Difficult to determine the exact point when a word or phrase departs reality and becomes weightless, perfunctory, without the least credibility. When, for example, was the last time you took seriously anyone’s—a friend’s, a sales clerk’s, a begging homeless person’s—exhortation to “Have a nice day”? Some pump it up to “a nice weekend,” “holiday,” “summer,” “fiscal quarter,” but all to little avail. Such pure verbal rubbish has the phrase become that “Have a nice day” is now included as one of the country’s three most common lies: The other two are “The check is in the mail” and “Don’t worry, sweetie, I’ve had a vasectomy.”

Another phrase about to enter the status of verbal inanity is the response, when a death is reported, that runs, “Our thoughts and prayers go out to the family.” The phrase is usually uttered—often “muttered” is closer to it—by public officials. President Obama used it quite often, never very convincingly. When President Trump uses it, it is, somehow, even less convincing. I have heard sports broadcasters spray it around when a famous athlete pegs out. I should imagine it is big in show business, possibly, among actors, with a tear added at no extra charge.

The only thing more difficult than paying condolences, in my experience, is receiving them.
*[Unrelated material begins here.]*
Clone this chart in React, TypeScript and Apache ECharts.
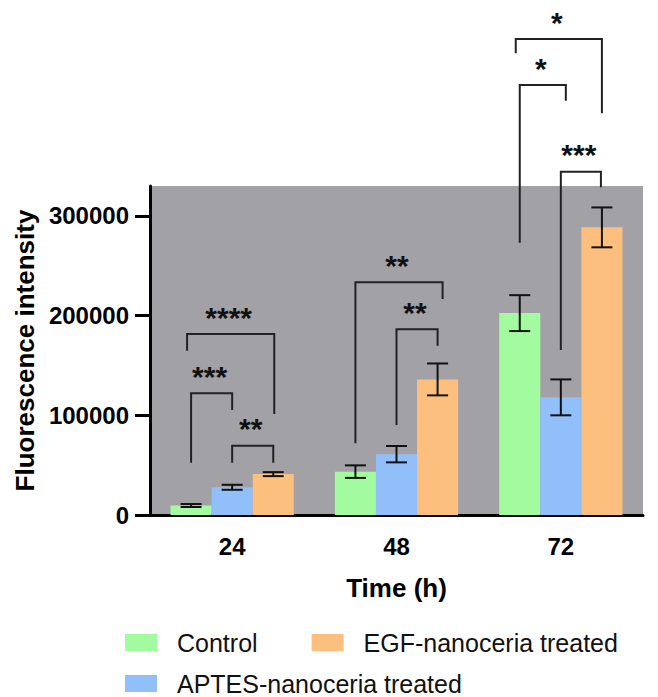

Easily the most awkward moment at any funeral service is when one has to pass before and greet the family of the deceased. A few words of comfort, some expression of sympathy, is expected, indeed required. To say one is sorry won’t do, and besides it is inaccurate, unless your failure to supply blood or donate an organ directly caused the person’s death. To mention that you will miss him seems trivial next to the effect of his loss on his family. To claim one loved him and will miss him sorely is likely to call for the suspension of disbelief on the part of the bereaved.

Candor, on the other hand, though tempting, is never an alternative. “He never really got it, did he?” is not likely to go down well with a man’s grieving wife. “He really could be a bit of a bore, especially toward the end” doesn’t sound quite the right note, either. Nor “I never understood what you saw in him.” Nor, again, “I was always impressed by the extent to which he overestimated his charm.” Best, too, to hold back on “He died owing me $500, but no hurry in repaying it.” Perhaps the rule for paying condolence is that which W. H. Auden lay down for Catholic confession: “Be brief, be blunt, be gone,” but without the blunt part.
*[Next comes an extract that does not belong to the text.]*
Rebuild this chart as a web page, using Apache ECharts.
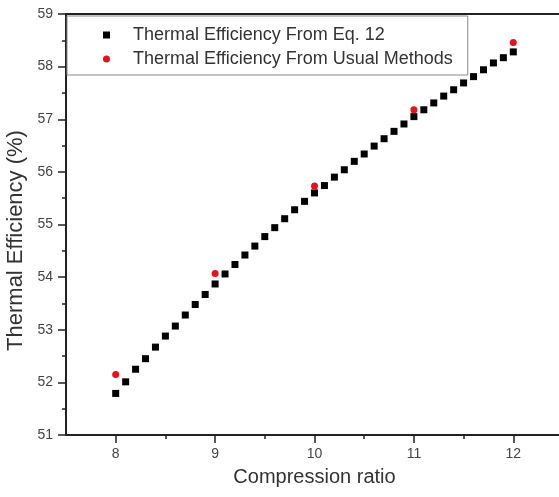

Most of the condolence paid me at the death of family has been less than memorable. I had remarkable parents, but I cannot recall, at either of their funerals, anyone comforting me by saying anything remarkable about either of them. The one piece of memorable condolence I have ever received came from my friend Norman Podhoretz. When someone very dear to me died, he sent me a note saying that the only recompense I could take from this death was that nothing as sad was likely to happen to me for the remainder of my life. Turns out he was right.

The Irish have their wakes, the Jews their shivas, but even with the lubricants of whiskey or the comforts of religious ritual, condolence remains awkward for nearly everyone. It should be more awkward for those public figures who have fastened on to that useless gurgle—“thoughts and prayers,” sometimes “prayers and thoughts”—a formulation unconvincing at best, never less than glib. How much time did an Obama or does a Trump take to devote thought (forget about prayer) to the death of a Navy SEAL in Afghanistan or a Marine in Iraq? Less, no doubt, than a nanosecond, which, at last calculation, is a billionth of a second. Out of the mouth of a politician, that “thoughts and prayers” shibboleth has all the resonant sincerity of the sound made by compressing a whoopee cushion.
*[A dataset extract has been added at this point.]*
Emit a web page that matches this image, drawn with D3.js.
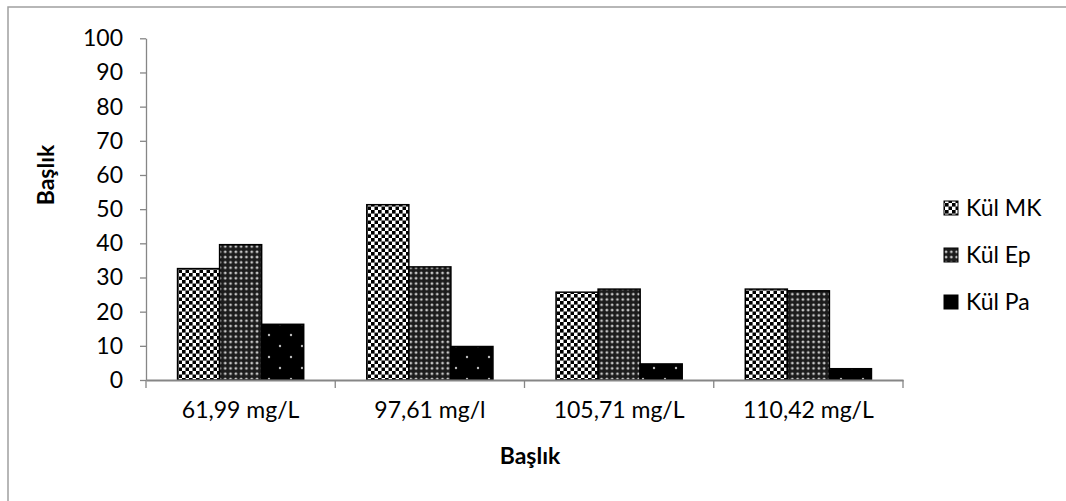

The larger problem, of course, is big D, not Dallas but Death itself. Everyone may know that he or she is going to die, yet, as Turgenev somewhere says, death, that most democratic of events, is itself an old joke that strikes each of us afresh. All but the most carefully chosen, the most heartfelt, words in its presence are rendered otiose. Unspeakable in its profundity, it is scarcely a surprise that death renders us speechless.

May anyone who is reading this not be in need of condolence for years to come. But should the need arise, if anyone tells you that you are in his thoughts and prayers, my advice is to look that person straight in the eye and tell him to have a nice day.